Maybe you could also say that existential types like Any capture their context at the point of type erasure, and use that when dynamic conformance checks are done.

That's exactly what we say.

That still only works to contextualize lookups for conformances that are visible at the point of type erasure.

Those are the only ones you get through the existential. If you downcast it to a concrete non-generic type, then you get the ones visible in the local context. A concrete generic type—unfortunately as my example shows—can differ depending on the conformances of its parameters in the context where it was formed, which is… troublesome… but unavoidable as long as you don't have global coherence. In that case trying to cast to the concrete type would fail if the conformances don't match those you'd get in the local context.

It also would make it so that existential values are potentially semantically different even if the type, value, and statically captured conformances are identical

I must be missing something.

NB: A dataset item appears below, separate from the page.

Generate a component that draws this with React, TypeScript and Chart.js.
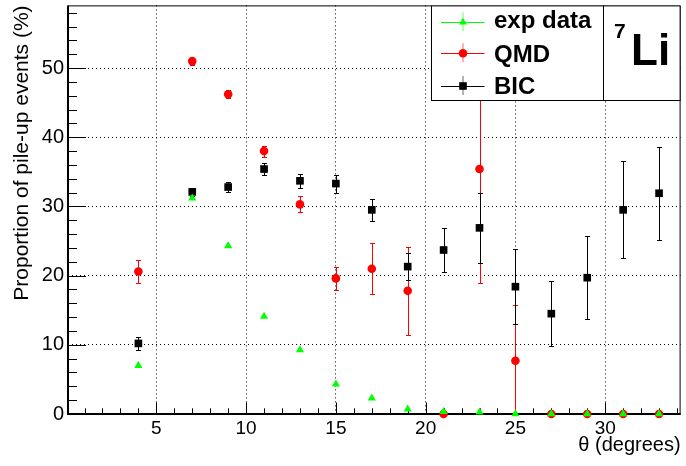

In my world, It's only the captured conformances that can distinguish them if the type and value are the same.

if you're going to encourage multiple conformances,

Seems to me that whether it's encouraged or not makes little difference to Swift's situation as long as Swift doesn't have global coherence.

it would be better overall not to provide the attractive nuisance of global dynamic conformance lookups, and encourage instead language features that reliably capture and propagate needed conformance information at point of use.

I'm afraid I can't imagine what “capture and propagate needed conformance information at point of use” would mean. Care to elaborate?

OK then! That might give you the least surprising behavior overall, but I can still imagine cases where a user tries to extend your system by introducing their own protocol and conformances, and then trying to cast out the conformances to that protocol that were unknown from the context that the existential was formed in. It also seems like you'd have to reify and capture a lot of context metadata that might not ever be used since you don't know at the point of erasure what casts might be done.

Instead of throwing away the static conformance information and dynamically recovering it, represent the conformances you conditionally need in the data types you use. Instead of an Any, you could have an enum { case p(any P), q(any Q) } (or if you want to get fancier than Swift, add GADTs so you can have generic cases likeenum { case p<T: P>(T), q<T: Q>(T) }). Alternatively, protocols could have up-front optional requirements like protocol PQ where Self :? P, Self :? Q, so that dynamically querying whether a PQ conforms to P or Q is a local query of the conformance rather than a context-dependent or global lookup.